**Short task:**
Would you retype, exactly and without the pictures, the lines between the line holding "Rebuild this chart" and the line holding "const FS_X = 24.5;", inclusive, and nothing else?

**Stored records:**
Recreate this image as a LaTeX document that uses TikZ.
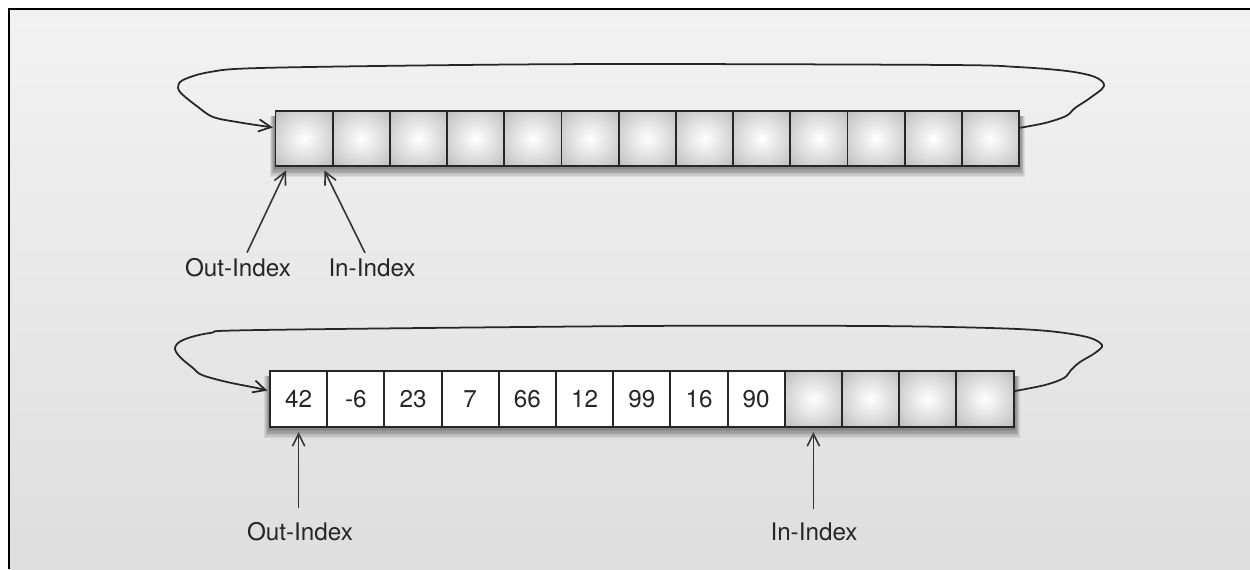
\documentclass[tikz,border=0pt]{standalone}
\usepackage{fontspec}
\setmainfont{TeX Gyre Heros}
\usetikzlibrary{arrows.meta}

\pgfdeclareradialshading{cellglow}{\pgfpoint{0bp}{0bp}}{color(0bp)=(white); color(4bp)=(white!97!black); color(25bp)=(black!18); color(50bp)=(black!38); color(72bp)=(black!50)}

\begin{document}
\begin{tikzpicture}[x=0.02cm, y=-0.02cm,
  basecell/.style={draw=black!85, line width=1.1pt, minimum width=1.144cm, minimum height=1.11cm, inner sep=0pt},
  emptycell/.style={basecell, shading=cellglow},
  fullcell/.style={basecell, fill=white, text=black!85, font=\fontsize{13.8}{16}\selectfont},
  idxlabel/.style={font=\fontsize{13.8}{16}\selectfont, text=black!85, inner sep=1pt},
  ptr/.style={draw=black!80, line width=.9pt, -{Straight Barb[length=7pt,width=7pt]}},
  loopline/.style={ptr, draw=black!85, line width=1pt}]
  \useasboundingbox (0,0) rectangle (1250,569);
  % Panel
  \fill[top color=black!5, bottom color=black!13] (9,9) rectangle (1250,569);
  \draw[line width=1.4pt] (9,569) -- (9,9) -- (1250,9);
  % Shadows
  \foreach \s in {1,...,8}{
    \fill[black, opacity=.07] (275.5-\s*.7, 116) rectangle (1019+\s*.7, 166+\s*1.4);
    \fill[black, opacity=.07] (270-\s*.7, 376) rectangle (1014+\s*.7, 427+\s*1.4);
  }
  % Empty buffer
  \foreach \i in {0,...,12}
    \node[emptycell] (cellA\i) at ({304.1+57.2*\i}, 138.5) {};
  % Filled buffer
  \foreach \v [count=\i from 0] in {42,-6,23,7,66,12,99,16,90}
    \node[fullcell] (cellB\i) at ({298.6+57.2*\i}, 399) {\v};
  \foreach \i in {9,...,12}
    \node[emptycell] (cellB\i) at ({298.6+57.2*\i}, 399) {};
  % Labels
  \node[idxlabel] (outA) at (238,268) {Out-Index};
  \node[idxlabel] (inA) at (372,268) {In-Index};
  \node[idxlabel] (outB) at (300,532) {Out-Index};
  \node[idxlabel] (inB) at (814,532) {In-Index};
  % Pointers
  \draw[ptr, shorten >=2pt] ([xshift=.18cm, yshift=.08cm]outA.north) -- (cellA0.240);
  \draw[ptr, shorten >=2pt] ([xshift=-.14cm, yshift=.08cm]inA.north) -- (cellA0.303);
  \draw[ptr, shorten <=7pt, shorten >=2.5pt] (cellB0.south |- outB.north) -- (cellB0.south);
  \draw[ptr, shorten <=7pt, shorten >=2.5pt] (cellB9.south |- inB.north) -- (cellB9.south);
  % Wrap-around
  \draw[loopline, shorten >=1pt] plot[smooth, tension=.55] coordinates {(cellA12.20) (1045,123) (1066,116) (1075,108) (1090,98) (1104,86) (1095,77) (1067,71) (1017,67) (950,65) (640,64) (460,65) (260,68) (210,72) (183,80) (178,88) (183,95) (198,107) (213,117) (237,122) (cellA0.160)};
  \draw[loopline, shorten >=1pt] plot[smooth, tension=.55] coordinates {(cellB12.15) (1045,385) (1064,378) (1071,370) (1080,362) (1095,353) (1102,345) (1087,337) (1048,331) (990,328) (873,326) (640,326) (260,330) (210,333) (183,340) (175,348) (180,357) (193,368) (202,375) (227,382) (257,388) (cellB0.165)};
\end{tikzpicture}
\end{document}
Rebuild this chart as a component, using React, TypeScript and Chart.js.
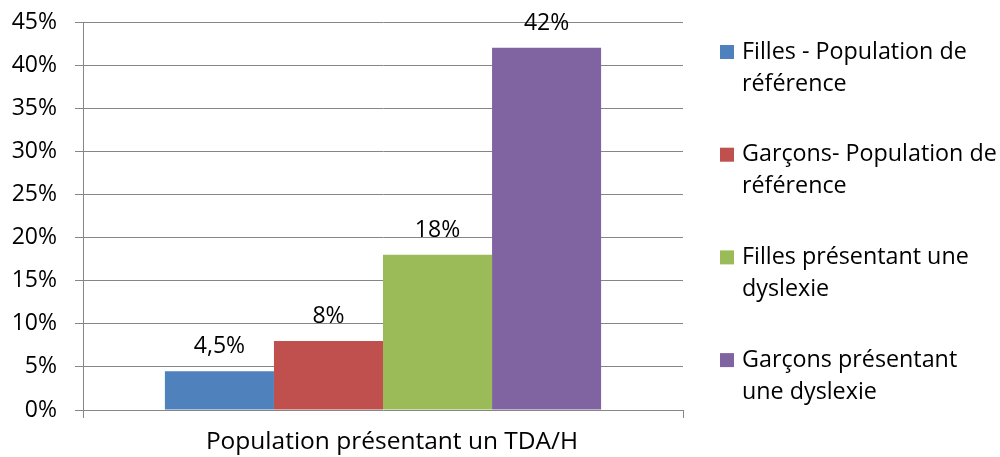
import React, { useEffect, useRef } from "react";
import { Chart, registerables } from "chart.js";

Chart.register(...registerables);

const categories = ["Population présentant un TDA/H"];
const seriesLabels = [
  ["Filles - Population de", "référence"],
  ["Garçons- Population de", "référence"],
  ["Filles présentant une", "dyslexie"],
  ["Garçons présentant", "une dyslexie"],
];
const seriesValues = [4.5, 8, 18, 42];
const valueLabels = ["4,5%", "8%", "18%", "42%"];
const seriesColors = ["#4F81BD", "#C0504D", "#9BBB59", "#8064A2"];
const yTicks = [0, 5, 10, 15, 20, 25, 30, 35, 40, 45];

const FONT = "'Open Sans', Lato, sans-serif";
const FS = 23;
const FS_LEGEND = 23.3;
const FS_X = 24.5;

const valueLabelPlugin = {
  id: "valueLabels",
  afterDatasetsDraw(chart: any) {
    const ctx = chart.ctx;
    ctx.save();
    ctx.font = `${FS}px ${FONT}`;
    ctx.fillStyle = "#000";
    ctx.textAlign = "center";
    ctx.textBaseline = "alphabetic";
    chart.data.datasets.forEach((ds: any, i: number) => {
      const meta = chart.getDatasetMeta(i);
      meta.data.forEach((bar: any) => {
        ctx.fillText(valueLabels[i], bar.x, bar.y - 18);
      });
    });
    ctx.restore();
  },
};

const categoryLabelPlugin = {
  id: "categoryLabel",
  afterDraw(chart: any) {
    const ctx = chart.ctx;
    const xs = chart.scales.x;
    ctx.save();
    ctx.font = `${FS_X}px ${FONT}`;
    ctx.fillStyle = "#000";
    ctx.textAlign = "center";
    ctx.textBaseline = "alphabetic";
    categories.forEach((c, i) => {
      ctx.fillText(c, xs.getPixelForValue(i) + 9, chart.chartArea.bottom + 39);
    });
    ctx.restore();
  },
};

const legendPlugin = {
  id: "sideLegend",
  afterDraw(chart: any) {
    const ctx = chart.ctx;
    ctx.save();
    ctx.font = `${FS_LEGEND}px ${FONT}`;
    ctx.textBaseline = "middle";
    ctx.textAlign = "left";
    chart.data.datasets.forEach((ds: any, i: number) => {
      const y0 = 52 + i * 102.7;
      ctx.fillStyle = ds.backgroundColor;
      ctx.fillRect(720, y0 - 7, 14, 14);
      ctx.fillStyle = "#000";
      (ds.label as string[]).forEach((line: string, j: number) => {
        ctx.fillText(line, 742, y0 + j * 32);
      });
    });
    ctx.restore();
  },
};

export default function App() {
  const ref = useRef<HTMLCanvasElement>(null);
  useEffect(() => {
    if (!ref.current) return;
    const chart = new Chart(ref.current, {
      type: "bar",
      data: {
        labels: categories,
        datasets: seriesValues.map((v, i) => ({
          label: seriesLabels[i] as any,
          data: [v],
          backgroundColor: seriesColors[i],
          borderWidth: 0,
          barPercentage: 1,
          categoryPercentage: 0.727,
        })),
      },
      options: {
        animation: false,
        responsive: true,
        maintainAspectRatio: false,
        layout: { padding: { left: 0, right: 317, top: 22, bottom: 39 } },
        plugins: {
          legend: { display: false },
          tooltip: { enabled: false },
        },
        scales: {
          x: {
            offset: true,
            grid: {
              offset: true,
              drawOnChartArea: false,
              drawTicks: true,
              tickLength: 8,
              color: "#868686",
              lineWidth: 1,
            },
            border: { display: false },
            ticks: { display: false },
            afterFit: (axis: any) => {
              axis.height = 8;
              axis.paddingLeft = 0;
              axis.paddingRight = 0;
              axis.paddingTop = 0;
              axis.paddingBottom = 0;
            },
          },
          y: {
            min: 0,
            max: 45,
            afterBuildTicks: (axis: any) => {
              axis.ticks = yTicks.map((v) => ({ value: v }));
            },
            afterFit: (axis: any) => {
              axis.width = 83;
              axis.paddingTop = 0;
              axis.paddingBottom = 0;
            },
            grid: {
              color: "#868686",
              lineWidth: 1,
              drawTicks: true,
              tickLength: 8,
            },
            border: { display: true, color: "#868686", width: 1 },
            ticks: {
              color: "#000",
              font: { family: FONT, size: FS },
              padding: 18,
              callback: (v: any) => `${v}%`,
            },
          },
        },
      },
      plugins: [valueLabelPlugin, categoryLabelPlugin, legendPlugin],
    });
    return () => chart.destroy();
  }, []);
  return (
    <div style={{ position: "fixed", left: 0, top: 0, width: 1000, height: 457, background: "#fff" }}>
      <canvas ref={ref} />
    </div>
  );
}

**Full response:**
Rebuild this chart as a component, using React, TypeScript and Chart.js.
import React, { useEffect, useRef } from "react";
import { Chart, registerables } from "chart.js";

Chart.register(...registerables);

const categories = ["Population présentant un TDA/H"];
const seriesLabels = [
  ["Filles - Population de", "référence"],
  ["Garçons- Population de", "référence"],
  ["Filles présentant une", "dyslexie"],
  ["Garçons présentant", "une dyslexie"],
];
const seriesValues = [4.5, 8, 18, 42];
const valueLabels = ["4,5%", "8%", "18%", "42%"];
const seriesColors = ["#4F81BD", "#C0504D", "#9BBB59", "#8064A2"];
const yTicks = [0, 5, 10, 15, 20, 25, 30, 35, 40, 45];

const FONT = "'Open Sans', Lato, sans-serif";
const FS = 23;
const FS_LEGEND = 23.3;
const FS_X = 24.5;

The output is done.